Tribune Review: New Strategies Deployed to Fight Combat Stress
Saturday, March 27, 2010
Creaking under the weight of constant combat deployments to Iraq and Afghanistan, the Army is trying to make itself more resilient to the stress of battle, family separations and the toll of wounded and dead comrades.
Making the Army stronger physically, psychologically and spiritually will help prevent combat stress, post-traumatic stress disorder and other mental wounds, Brig. Gen. Rhonda Cornum told more than 200 physicians, psychologists and social workers Friday.
Key innovations are confidentially testing the psychological state of more than 420,000 soldiers; teaching them how to overcome stress by using scientifically based programs; and training trainers to identify potential mental health problems in the force, Cornum said in remarks at a conference at Southpointe in Washington County about combat stress intervention.
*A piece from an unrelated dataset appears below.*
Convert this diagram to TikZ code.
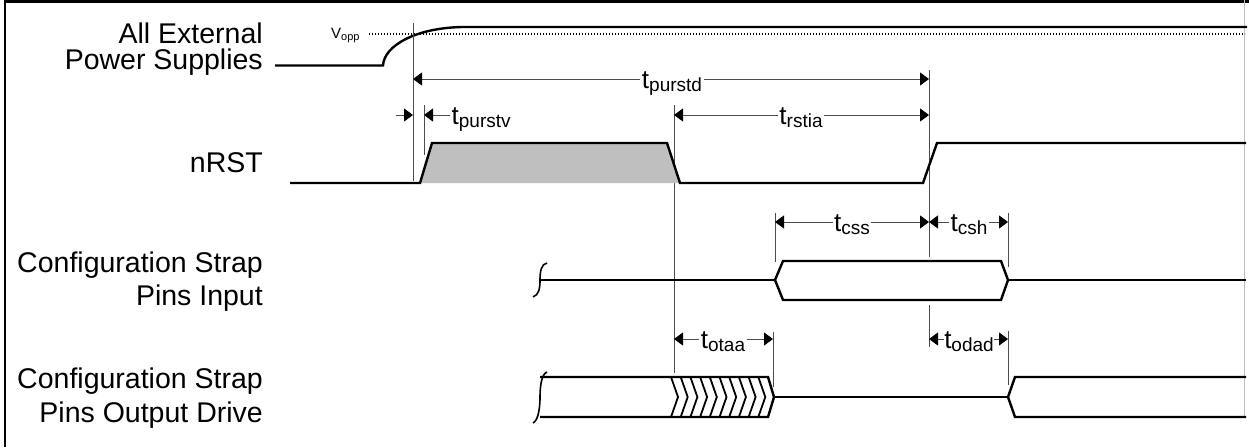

More than 1,800 of these "master resiliency trainers" will be on hand by 2011, most of them noncommissioned officers leading platoons and other small units.
"We're not trying to make baby psychologists. We're trying to make better sergeants," said Cornum, director of the Army's Comprehensive Soldier Fitness program and a former wounded prisoner of war shot down during Operation Desert Storm in 1991.
Some treatments designed for today's combat veterans having problems coping with battlefield trauma seem counterintuitive, but promise to help soldiers faster than traditional techniques. Those suffering from post-traumatic stress disorder, for example, come to fear their memories and learn to avoid anything that might trigger painful recollections.
Because combat soldiers and Marines are adept at quashing their emotions, conventional therapies designed to re-create the feelings and images of troubling events don't always work.
But University of Washington professor Hunter Hoffman's "Iraq World" virtual reality video seems to help. A street scene culled from Baghdad unfolds before a soldier. While he relives the blast of an improvised explosive device, he learns to control his fears.
The next frontier: combining fear-dampening drugs, the virtual reality theater and traditional therapy to heal wounded warriors faster.
A key ally in Congress for such research was the late Rep. John Murtha, the Johnstown Democrat and Vietnam War veteran, who championed Washington & Jefferson College's Combat Stress Intervention Program, which organized the conference.
Following Murtha's death Feb. 8, U.S. Rep. Tim Murphy, an Upper St. Clair Republican and clinical child psychologist, emerged with a more public role advocating for veterans serving during the global war on terror.
In August, the Navy commissioned Murphy as a reserve lieutenant commander. He hasn't deployed to combat, but he makes rounds at National Naval Hospital in Bethesda, Md., counseling wounded Marines, sailors and their families.
Murphy urged caregivers to learn more about traumatic brain injury, use scientifically based treatment models, ensure the confidentiality of therapy for those in uniform, monitor the effects of treatment on the soldier's family and study the unique culture and slang of the military to be better clinicians.
He said clinicians should inspect their politics and attitudes toward the wars as a "matter of examining yourself."
"If you have trouble leaving them at home, then don't treat soldiers," he said.
The Combat Stress Intervention Program has focused on Army reservists and National Guardsmen returning from war. Today, Highlands Hospital in Connellsville and Conemaugh Valley Memorial Hospital in Johnstown have program-directed initiatives reaching into surrounding counties to give veterans the help they need.
"Part of what we teach the local communities is that combat is a life-changing experience," said program co-director and professor Elizabeth Bennett. She noted that many local veterans are in the Guard and Reserve units and are in their 30s or 40s.
"They often have families and mortgages to pay, children to raise. Their jobs often involve supervising others," she said. "Often, they are not the ones who reach out for help, so the community needs to know how to help them."